Exercise details> Your task is to reproduce, verbatim and without pictures, the lines from the opening of the listing through the line containing "(rhub) at (669,698);".

Data section>
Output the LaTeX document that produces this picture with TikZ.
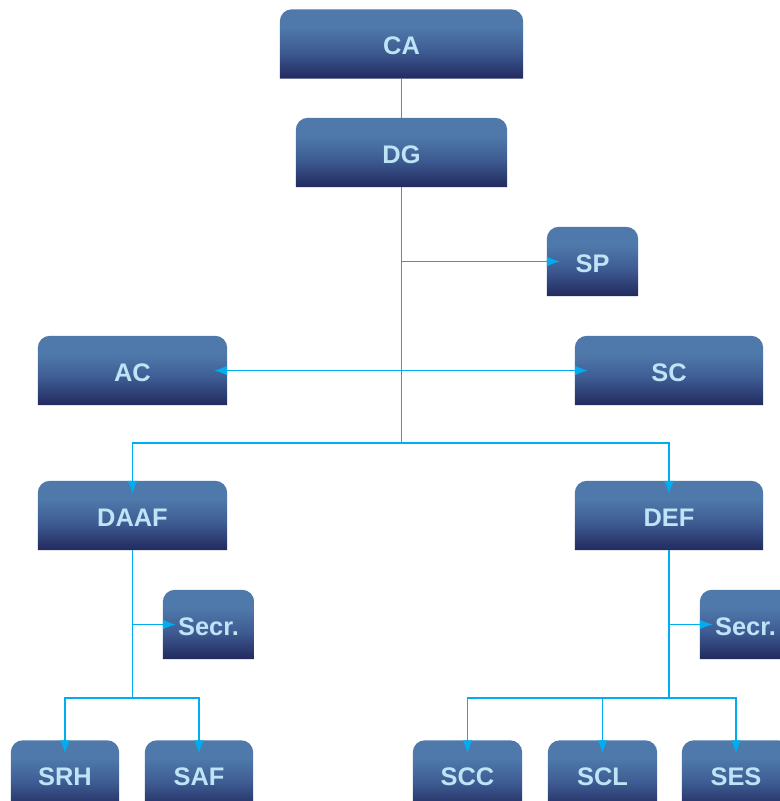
\documentclass[tikz,border=0pt]{standalone}
\usepackage{fontspec}
\setmainfont{Liberation Sans}
\usetikzlibrary{arrows.meta}
\usetikzlibrary{backgrounds}
\definecolor{boxtop}{HTML}{4F79AB}
\definecolor{boxmid}{HTML}{3E5C93}
\definecolor{boxbot}{HTML}{222A5E}
\definecolor{boxtext}{HTML}{BEE4F6}
\definecolor{wire}{HTML}{00AEEF}
\pgfdeclareverticalshading{boxgrad}{100bp}{color(0bp)=(boxbot); color(25bp)=(boxbot); color(45bp)=(boxmid); color(62bp)=(boxtop); color(100bp)=(boxtop)}

\begin{document}
\begin{tikzpicture}[x=1bp,y=-1bp,every node/.style={text=boxtext, font=\fontsize{25.5}{30}\selectfont\bfseries, minimum height=69bp, inner sep=0pt, text height=21bp, text depth=0pt},link/.style={draw=wire, line width=1.6bp},feed/.style={link, -{Latex[length=13bp,width=10bp]}, shorten >=-13bp}]

	\useasboundingbox (0,0) rectangle (780,801);

	\node[minimum width=243bp] (CA) at (401.5,44) {CA};
	\node[minimum width=211bp] (DG) at (401.5,152.5) {DG};
	\node[minimum width=91bp] (SP) at (592.5,261.5) {SP};
	\node[minimum width=189bp] (AC) at (132.5,370.5) {AC};
	\node[minimum width=188bp] (SC) at (669,370.5) {SC};
	\node[minimum width=189bp] (DAAF) at (132.5,515.5) {DAAF};
	\node[minimum width=188bp] (DEF) at (669,515.5) {DEF};
	\node[minimum width=91bp] (secrA) at (208.5,624.5) {Secr.};
	\node[minimum width=91bp] (secrB) at (745.5,624.5) {Secr.};
	\node[minimum width=108bp] (SRH) at (65,775) {SRH};
	\node[minimum width=108bp] (SAF) at (199,775) {SAF};
	\node[minimum width=109bp] (SCC) at (467.5,775) {SCC};
	\node[minimum width=109bp] (SCL) at (602.5,775) {SCL};
	\node[minimum width=108bp] (SES) at (736,775) {SES};

	% boxes
	\begin{scope}[on background layer]
		\foreach \n in {CA,DG,SP,AC,SC,DAAF,DEF,secrA,secrB,SRH,SAF,SCC,SCL,SES}
			\shade[shading=boxgrad] (\n.south west) [rounded corners=12bp] -- (\n.north west) -- (\n.north east) [sharp corners] -- (\n.south east) -- cycle;
	\end{scope}

	\coordinate (hub) at (401.5,443);
	\coordinate (lhub) at (132.5,698);
	\coordinate (rhub) at (669,698);

	\draw[link] (CA) -- (DG);
	\draw[link] (DG) -- (hub);
	\draw[feed] (DG.south |- SP.west) -- (SP.west);
	\draw[feed] (DG.south |- AC.east) -- (AC.east);
	\draw[feed] (DG.south |- SC.west) -- (SC.west);
	\draw[feed] (hub) -| (DAAF);
	\draw[feed] (hub) -| (DEF);

	\draw[link] (DAAF) -- (lhub);
	\draw[feed] (DAAF.south |- secrA.west) -- (secrA.west);
	\draw[feed] (lhub) -| (SRH);
	\draw[feed] (lhub) -| (SAF);

	\draw[link] (DEF) -- (rhub);
	\draw[feed] (DEF.south |- secrB.west) -- (secrB.west);
	\draw[feed] (rhub) -| (SCC);
	\draw[feed] (rhub) -| (SCL);
	\draw[feed] (rhub) -| (SES);
\end{tikzpicture}
\end{document}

Answer>
Output the LaTeX document that produces this picture with TikZ.
\documentclass[tikz,border=0pt]{standalone}
\usepackage{fontspec}
\setmainfont{Liberation Sans}
\usetikzlibrary{arrows.meta}
\usetikzlibrary{backgrounds}
\definecolor{boxtop}{HTML}{4F79AB}
\definecolor{boxmid}{HTML}{3E5C93}
\definecolor{boxbot}{HTML}{222A5E}
\definecolor{boxtext}{HTML}{BEE4F6}
\definecolor{wire}{HTML}{00AEEF}
\pgfdeclareverticalshading{boxgrad}{100bp}{color(0bp)=(boxbot); color(25bp)=(boxbot); color(45bp)=(boxmid); color(62bp)=(boxtop); color(100bp)=(boxtop)}

\begin{document}
\begin{tikzpicture}[x=1bp,y=-1bp,every node/.style={text=boxtext, font=\fontsize{25.5}{30}\selectfont\bfseries, minimum height=69bp, inner sep=0pt, text height=21bp, text depth=0pt},link/.style={draw=wire, line width=1.6bp},feed/.style={link, -{Latex[length=13bp,width=10bp]}, shorten >=-13bp}]

	\useasboundingbox (0,0) rectangle (780,801);

	\node[minimum width=243bp] (CA) at (401.5,44) {CA};
	\node[minimum width=211bp] (DG) at (401.5,152.5) {DG};
	\node[minimum width=91bp] (SP) at (592.5,261.5) {SP};
	\node[minimum width=189bp] (AC) at (132.5,370.5) {AC};
	\node[minimum width=188bp] (SC) at (669,370.5) {SC};
	\node[minimum width=189bp] (DAAF) at (132.5,515.5) {DAAF};
	\node[minimum width=188bp] (DEF) at (669,515.5) {DEF};
	\node[minimum width=91bp] (secrA) at (208.5,624.5) {Secr.};
	\node[minimum width=91bp] (secrB) at (745.5,624.5) {Secr.};
	\node[minimum width=108bp] (SRH) at (65,775) {SRH};
	\node[minimum width=108bp] (SAF) at (199,775) {SAF};
	\node[minimum width=109bp] (SCC) at (467.5,775) {SCC};
	\node[minimum width=109bp] (SCL) at (602.5,775) {SCL};
	\node[minimum width=108bp] (SES) at (736,775) {SES};

	% boxes
	\begin{scope}[on background layer]
		\foreach \n in {CA,DG,SP,AC,SC,DAAF,DEF,secrA,secrB,SRH,SAF,SCC,SCL,SES}
			\shade[shading=boxgrad] (\n.south west) [rounded corners=12bp] -- (\n.north west) -- (\n.north east) [sharp corners] -- (\n.south east) -- cycle;
	\end{scope}

	\coordinate (hub) at (401.5,443);
	\coordinate (lhub) at (132.5,698);
	\coordinate (rhub) at (669,698);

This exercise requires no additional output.